→ Job
Your copy of the material must match it exactly, except that pictures are dropped.

→ Given data
[START]

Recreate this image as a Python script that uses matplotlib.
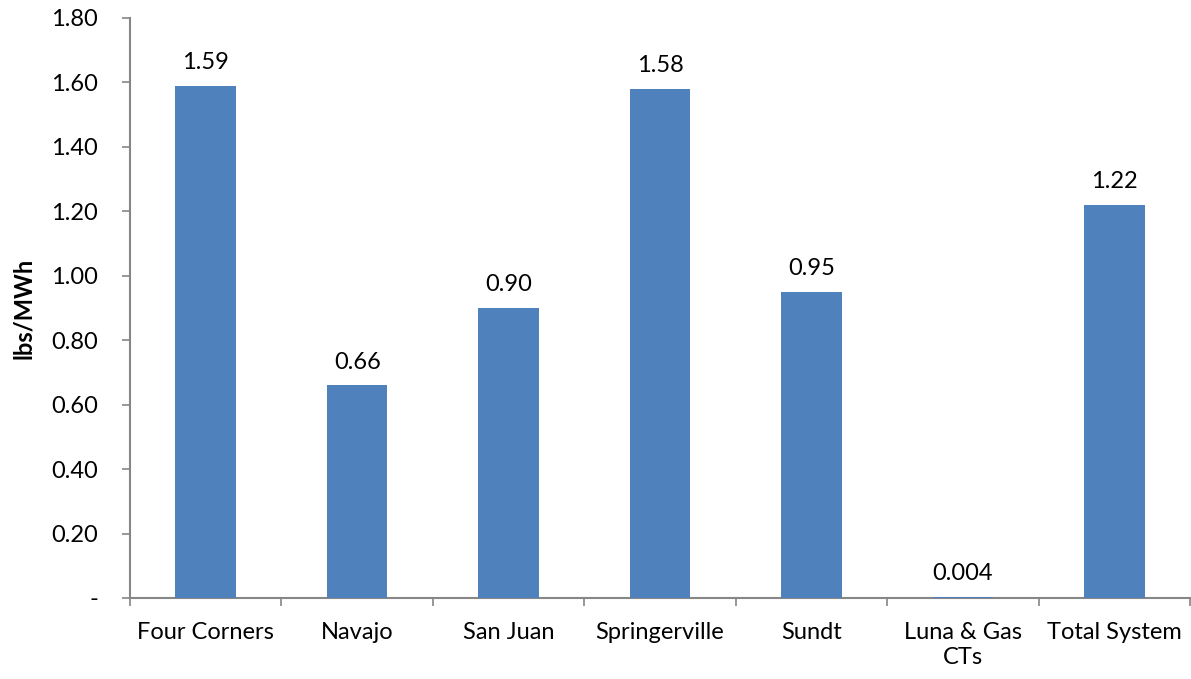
import matplotlib
matplotlib.use("Agg")
import matplotlib.pyplot as plt
from matplotlib.ticker import FixedLocator, FuncFormatter

categories = ["Four Corners", "Navajo", "San Juan", "Springerville", "Sundt",
              "Luna & Gas\nCTs", "Total System"]
values = [1.59, 0.66, 0.90, 1.58, 0.95, 0.004, 1.22]
value_labels = ["1.59", "0.66", "0.90", "1.58", "0.95", "0.004", "1.22"]
y_ticks = [0.0, 0.2, 0.4, 0.6, 0.8, 1.0, 1.2, 1.4, 1.6, 1.8]

plt.rcParams["font.family"] = ["Lato", "DejaVu Sans"]
FS = 17

fig = plt.figure(figsize=(11.91, 6.79), dpi=100)
ax = fig.add_axes([0.1092, 0.1193, 0.8900, 0.8542])

bar_color = "#4F81BD"
axis_color = "#868686"

x = list(range(len(categories)))
ax.bar(x, values, width=0.40, color=bar_color, zorder=3)

for xi, v, lab in zip(x, values, value_labels):
    ax.annotate(lab, (xi, v), xytext=(0, 9), textcoords="offset points",
                ha="center", va="bottom", fontsize=FS, color="black")

ax.set_xlim(-0.5, len(categories) - 0.5)
ax.set_ylim(0, 1.8)

ax.yaxis.set_major_locator(FixedLocator(y_ticks))
ax.yaxis.set_major_formatter(FuncFormatter(lambda v, p: "-" if abs(v) < 1e-9 else f"{v:.2f}"))

ax.set_xticks(x)
ax.set_xticklabels(categories, fontsize=FS, linespacing=1.25)
ax.xaxis.set_minor_locator(FixedLocator([i - 0.5 for i in range(len(categories) + 1)]))
ax.tick_params(axis="x", which="major", length=0, pad=17)
ax.tick_params(axis="x", which="minor", length=6, width=1.2, color=axis_color, direction="out")
ax.tick_params(axis="y", which="major", length=6, width=1.2, color=axis_color,
               direction="out", labelsize=FS, pad=17)

for side in ("top", "right"):
    ax.spines[side].set_visible(False)
for side in ("left", "bottom"):
    ax.spines[side].set_color(axis_color)
    ax.spines[side].set_linewidth(1.5)

ax.set_ylabel("lbs/MWh", fontsize=FS, fontweight="bold", labelpad=12)

fig.savefig("out.png", dpi=100)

[END]

→ Result of this exercise
Recreate this image as a Python script that uses matplotlib.
import matplotlib
matplotlib.use("Agg")
import matplotlib.pyplot as plt
from matplotlib.ticker import FixedLocator, FuncFormatter

categories = ["Four Corners", "Navajo", "San Juan", "Springerville", "Sundt",
              "Luna & Gas\nCTs", "Total System"]
values = [1.59, 0.66, 0.90, 1.58, 0.95, 0.004, 1.22]
value_labels = ["1.59", "0.66", "0.90", "1.58", "0.95", "0.004", "1.22"]
y_ticks = [0.0, 0.2, 0.4, 0.6, 0.8, 1.0, 1.2, 1.4, 1.6, 1.8]

plt.rcParams["font.family"] = ["Lato", "DejaVu Sans"]
FS = 17

fig = plt.figure(figsize=(11.91, 6.79), dpi=100)
ax = fig.add_axes([0.1092, 0.1193, 0.8900, 0.8542])

bar_color = "#4F81BD"
axis_color = "#868686"

x = list(range(len(categories)))
ax.bar(x, values, width=0.40, color=bar_color, zorder=3)

for xi, v, lab in zip(x, values, value_labels):
    ax.annotate(lab, (xi, v), xytext=(0, 9), textcoords="offset points",
                ha="center", va="bottom", fontsize=FS, color="black")

ax.set_xlim(-0.5, len(categories) - 0.5)
ax.set_ylim(0, 1.8)

ax.yaxis.set_major_locator(FixedLocator(y_ticks))
ax.yaxis.set_major_formatter(FuncFormatter(lambda v, p: "-" if abs(v) < 1e-9 else f"{v:.2f}"))

ax.set_xticks(x)
ax.set_xticklabels(categories, fontsize=FS, linespacing=1.25)
ax.xaxis.set_minor_locator(FixedLocator([i - 0.5 for i in range(len(categories) + 1)]))
ax.tick_params(axis="x", which="major", length=0, pad=17)
ax.tick_params(axis="x", which="minor", length=6, width=1.2, color=axis_color, direction="out")
ax.tick_params(axis="y", which="major", length=6, width=1.2, color=axis_color,
               direction="out", labelsize=FS, pad=17)

for side in ("top", "right"):
    ax.spines[side].set_visible(False)
for side in ("left", "bottom"):
    ax.spines[side].set_color(axis_color)
    ax.spines[side].set_linewidth(1.5)

ax.set_ylabel("lbs/MWh", fontsize=FS, fontweight="bold", labelpad=12)

fig.savefig("out.png", dpi=100)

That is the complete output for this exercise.